__OBJECTIVE__
Copy each line exactly. Drop every picture.

:: DATA PROVIDED

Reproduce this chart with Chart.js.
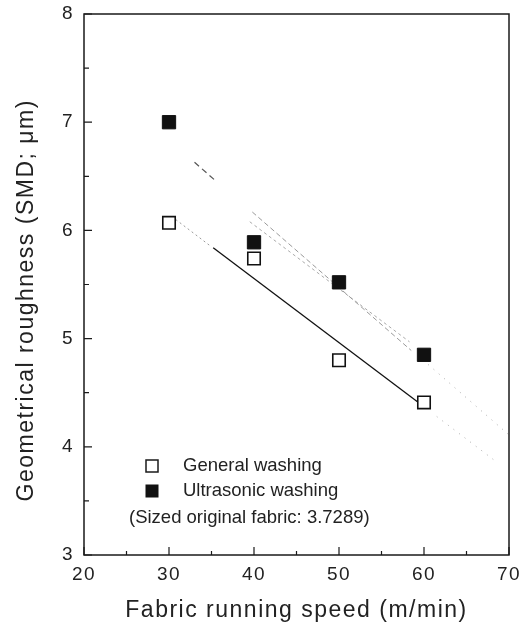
<!DOCTYPE html>
<html>
<head>
<meta charset="utf-8">
<script src="https://cdn.jsdelivr.net/npm/chart.js@4.4.1/dist/chart.umd.min.js"></script>
<style>
  html, body { margin: 0; padding: 0; background: #fff; }
  #wrap { width: 530px; height: 633px; position: relative; }
</style>
</head>
<body>
<div id="wrap"><canvas id="roughChart"></canvas></div>
<script>
// * data
const speed = [30, 40, 50, 60];
const generalWashing = [6.07, 5.74, 4.8, 4.41];
const ultrasonicWashing = [7.0, 5.89, 5.52, 4.85];
const legendLabels = ["General washing", "Ultrasonic washing"];
const legendNote = "(Sized original fabric: 3.7289)";

// ? fitted lines, end points
const genFitStartX = [30.8, 34.8];
const genFitStartY = [6.1, 5.86];
const genFitX = [35.2, 59.5];
const genFitY = [5.84, 4.4];
const genFitEndX = [61.5, 68.2];
const genFitEndY = [4.28, 3.88];
const ultFitAX = [33.0, 35.6];
const ultFitAY = [6.63, 6.45];
const ultFitBX = [39.8, 58.5];
const ultFitBY = [6.17, 4.89];
const ultFitCX = [60.5, 70];
const ultFitCY = [4.76, 4.11];
const midLineX = [39.5, 58.3];
const midLineY = [6.08, 4.97];

const toPts = (xs, ys) => xs.map((x, i) => ({ x: x, y: ys[i] }));

const lineSet = (xs, ys, color, width, dash) => ({
  data: toPts(xs, ys),
  showLine: true,
  borderColor: color,
  borderWidth: width,
  borderDash: dash,
  pointRadius: 0,
});

Chart.defaults.font.family = "'Liberation Sans', Arial, sans-serif";
Chart.defaults.color = "#222";

const frameTicks = {
  id: "frameTicks",
  beforeDraw(chart) {
    chart.ctx.letterSpacing = "1.5px";
  },
  afterDraw(chart) {
    const { ctx, chartArea: a } = chart;
    const x = chart.scales.x;
    const y = chart.scales.y;
    ctx.save();
    ctx.letterSpacing = "0px";
    ctx.strokeStyle = "#1a1a1a";
    ctx.lineWidth = 1.5;
    ctx.strokeRect(a.left, a.top, a.right - a.left, a.bottom - a.top);
    // inward ticks
    ctx.lineWidth = 1.2;
    ctx.beginPath();
    for (let v = 3; v <= 8; v += 0.5) {
      const py = y.getPixelForValue(v);
      const len = v % 1 === 0 ? 8 : 5;
      ctx.moveTo(a.left, py);
      ctx.lineTo(a.left + len, py);
    }
    for (let v = 20; v <= 70; v += 5) {
      const px = x.getPixelForValue(v);
      const len = v % 10 === 0 ? 8 : 4;
      ctx.moveTo(px, a.bottom);
      ctx.lineTo(px, a.bottom - len);
    }
    ctx.stroke();

    // * legend inside the plot
    const sx = a.left + 68;
    const tx = a.left + 99;
    const rows = [a.bottom - 89, a.bottom - 64];
    const s = 12;
    ctx.fillStyle = "#fff";
    ctx.fillRect(sx - s / 2, rows[0] - s / 2, s, s);
    ctx.lineWidth = 1.5;
    ctx.strokeRect(sx - s / 2, rows[0] - s / 2, s, s);
    ctx.fillStyle = "#111";
    ctx.fillRect(sx - s / 2 - 0.5, rows[1] - s / 2 - 0.5, s + 1, s + 1);
    ctx.font = "18.5px 'Liberation Sans', Arial, sans-serif";
    ctx.textBaseline = "middle";
    ctx.textAlign = "left";
    ctx.fillStyle = "#222";
    ctx.fillText(legendLabels[0], tx, rows[0]);
    ctx.fillText(legendLabels[1], tx, rows[1]);
    ctx.fillText(legendNote, a.left + 45, a.bottom - 37);
    ctx.restore();
  },
};

const ctx = document.getElementById("roughChart").getContext("2d");
const roughChart = new Chart(ctx, {
  type: "scatter",
  data: {
    datasets: [
      {
        label: legendLabels[1],
        data: toPts(speed, ultrasonicWashing),
        pointStyle: "rect",
        pointRadius: 9.4,
        backgroundColor: "#111",
        borderColor: "#111",
        borderWidth: 1,
      },
      {
        label: legendLabels[0],
        data: toPts(speed, generalWashing),
        pointStyle: "rect",
        pointRadius: 8.8,
        backgroundColor: "#fff",
        borderColor: "#111",
        borderWidth: 1.6,
      },
      lineSet(genFitX, genFitY, "#111", 1.3, []),
      lineSet(genFitStartX, genFitStartY, "#999", 1, [2, 3]),
      lineSet(genFitEndX, genFitEndY, "#aaa", 1, [1, 6]),
      lineSet(ultFitAX, ultFitAY, "#555", 1.2, [6, 4]),
      lineSet(ultFitBX, ultFitBY, "#999", 1, [5, 3]),
      lineSet(ultFitCX, ultFitCY, "#aaa", 1, [1, 6]),
      lineSet(midLineX, midLineY, "#aaa", 1, [3, 3]),
    ],
  },
  options: {
    responsive: true,
    maintainAspectRatio: false,
    animation: false,
    events: [],
    layout: { padding: { top: 14, right: 21, left: 0, bottom: 0 } },
    plugins: {
      legend: { display: false },
      tooltip: { enabled: false },
    },
    scales: {
      x: {
        type: "linear",
        min: 20,
        max: 70,
        grid: { display: false, drawTicks: false },
        border: { display: false },
        ticks: { stepSize: 10, padding: 8, font: { size: 19 }, color: "#222" },
        title: {
          display: true,
          text: "Fabric running speed (m/min)",
          font: { size: 23 },
          color: "#222",
          padding: { top: 0, bottom: 9 },
        },
        afterFit(scale) {
          scale.height = 78;
          scale.paddingLeft = 0;
          scale.paddingRight = 0;
        },
      },
      y: {
        type: "linear",
        min: 3,
        max: 8,
        grid: { display: false, drawTicks: false },
        border: { display: false },
        ticks: { stepSize: 1, padding: 10, font: { size: 19 }, color: "#222" },
        title: {
          display: true,
          text: "Geometrical roughness (SMD; \u03bcm)    ",
          font: { size: 23 },
          color: "#222",
          padding: { top: 13, bottom: 0 },
        },
        afterFit(scale) {
          scale.width = 84;
          scale.paddingTop = 0;
          scale.paddingBottom = 0;
        },
      },
    },
  },
  plugins: [frameTicks],
});
</script>
</body>
</html>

::::

__ANSWER IN FULL__
Reproduce this chart with Chart.js.
<!DOCTYPE html>
<html>
<head>
<meta charset="utf-8">
<script src="https://cdn.jsdelivr.net/npm/chart.js@4.4.1/dist/chart.umd.min.js"></script>
<style>
  html, body { margin: 0; padding: 0; background: #fff; }
  #wrap { width: 530px; height: 633px; position: relative; }
</style>
</head>
<body>
<div id="wrap"><canvas id="roughChart"></canvas></div>
<script>
// * data
const speed = [30, 40, 50, 60];
const generalWashing = [6.07, 5.74, 4.8, 4.41];
const ultrasonicWashing = [7.0, 5.89, 5.52, 4.85];
const legendLabels = ["General washing", "Ultrasonic washing"];
const legendNote = "(Sized original fabric: 3.7289)";

// ? fitted lines, end points
const genFitStartX = [30.8, 34.8];
const genFitStartY = [6.1, 5.86];
const genFitX = [35.2, 59.5];
const genFitY = [5.84, 4.4];
const genFitEndX = [61.5, 68.2];
const genFitEndY = [4.28, 3.88];
const ultFitAX = [33.0, 35.6];
const ultFitAY = [6.63, 6.45];
const ultFitBX = [39.8, 58.5];
const ultFitBY = [6.17, 4.89];
const ultFitCX = [60.5, 70];
const ultFitCY = [4.76, 4.11];
const midLineX = [39.5, 58.3];
const midLineY = [6.08, 4.97];

const toPts = (xs, ys) => xs.map((x, i) => ({ x: x, y: ys[i] }));

const lineSet = (xs, ys, color, width, dash) => ({
  data: toPts(xs, ys),
  showLine: true,
  borderColor: color,
  borderWidth: width,
  borderDash: dash,
  pointRadius: 0,
});

Chart.defaults.font.family = "'Liberation Sans', Arial, sans-serif";
Chart.defaults.color = "#222";

const frameTicks = {
  id: "frameTicks",
  beforeDraw(chart) {
    chart.ctx.letterSpacing = "1.5px";
  },
  afterDraw(chart) {
    const { ctx, chartArea: a } = chart;
    const x = chart.scales.x;
    const y = chart.scales.y;
    ctx.save();
    ctx.letterSpacing = "0px";
    ctx.strokeStyle = "#1a1a1a";
    ctx.lineWidth = 1.5;
    ctx.strokeRect(a.left, a.top, a.right - a.left, a.bottom - a.top);
    // inward ticks
    ctx.lineWidth = 1.2;
    ctx.beginPath();
    for (let v = 3; v <= 8; v += 0.5) {
      const py = y.getPixelForValue(v);
      const len = v % 1 === 0 ? 8 : 5;
      ctx.moveTo(a.left, py);
      ctx.lineTo(a.left + len, py);
    }
    for (let v = 20; v <= 70; v += 5) {
      const px = x.getPixelForValue(v);
      const len = v % 10 === 0 ? 8 : 4;
      ctx.moveTo(px, a.bottom);
      ctx.lineTo(px, a.bottom - len);
    }
    ctx.stroke();

    // * legend inside the plot
    const sx = a.left + 68;
    const tx = a.left + 99;
    const rows = [a.bottom - 89, a.bottom - 64];
    const s = 12;
    ctx.fillStyle = "#fff";
    ctx.fillRect(sx - s / 2, rows[0] - s / 2, s, s);
    ctx.lineWidth = 1.5;
    ctx.strokeRect(sx - s / 2, rows[0] - s / 2, s, s);
    ctx.fillStyle = "#111";
    ctx.fillRect(sx - s / 2 - 0.5, rows[1] - s / 2 - 0.5, s + 1, s + 1);
    ctx.font = "18.5px 'Liberation Sans', Arial, sans-serif";
    ctx.textBaseline = "middle";
    ctx.textAlign = "left";
    ctx.fillStyle = "#222";
    ctx.fillText(legendLabels[0], tx, rows[0]);
    ctx.fillText(legendLabels[1], tx, rows[1]);
    ctx.fillText(legendNote, a.left + 45, a.bottom - 37);
    ctx.restore();
  },
};

const ctx = document.getElementById("roughChart").getContext("2d");
const roughChart = new Chart(ctx, {
  type: "scatter",
  data: {
    datasets: [
      {
        label: legendLabels[1],
        data: toPts(speed, ultrasonicWashing),
        pointStyle: "rect",
        pointRadius: 9.4,
        backgroundColor: "#111",
        borderColor: "#111",
        borderWidth: 1,
      },
      {
        label: legendLabels[0],
        data: toPts(speed, generalWashing),
        pointStyle: "rect",
        pointRadius: 8.8,
        backgroundColor: "#fff",
        borderColor: "#111",
        borderWidth: 1.6,
      },
      lineSet(genFitX, genFitY, "#111", 1.3, []),
      lineSet(genFitStartX, genFitStartY, "#999", 1, [2, 3]),
      lineSet(genFitEndX, genFitEndY, "#aaa", 1, [1, 6]),
      lineSet(ultFitAX, ultFitAY, "#555", 1.2, [6, 4]),
      lineSet(ultFitBX, ultFitBY, "#999", 1, [5, 3]),
      lineSet(ultFitCX, ultFitCY, "#aaa", 1, [1, 6]),
      lineSet(midLineX, midLineY, "#aaa", 1, [3, 3]),
    ],
  },
  options: {
    responsive: true,
    maintainAspectRatio: false,
    animation: false,
    events: [],
    layout: { padding: { top: 14, right: 21, left: 0, bottom: 0 } },
    plugins: {
      legend: { display: false },
      tooltip: { enabled: false },
    },
    scales: {
      x: {
        type: "linear",
        min: 20,
        max: 70,
        grid: { display: false, drawTicks: false },
        border: { display: false },
        ticks: { stepSize: 10, padding: 8, font: { size: 19 }, color: "#222" },
        title: {
          display: true,
          text: "Fabric running speed (m/min)",
          font: { size: 23 },
          color: "#222",
          padding: { top: 0, bottom: 9 },
        },
        afterFit(scale) {
          scale.height = 78;
          scale.paddingLeft = 0;
          scale.paddingRight = 0;
        },
      },
      y: {
        type: "linear",
        min: 3,
        max: 8,
        grid: { display: false, drawTicks: false },
        border: { display: false },
        ticks: { stepSize: 1, padding: 10, font: { size: 19 }, color: "#222" },
        title: {
          display: true,
          text: "Geometrical roughness (SMD; \u03bcm)    ",
          font: { size: 23 },
          color: "#222",
          padding: { top: 13, bottom: 0 },
        },
        afterFit(scale) {
          scale.width = 84;
          scale.paddingTop = 0;
          scale.paddingBottom = 0;
        },
      },
    },
  },
  plugins: [frameTicks],
});
</script>
</body>
</html>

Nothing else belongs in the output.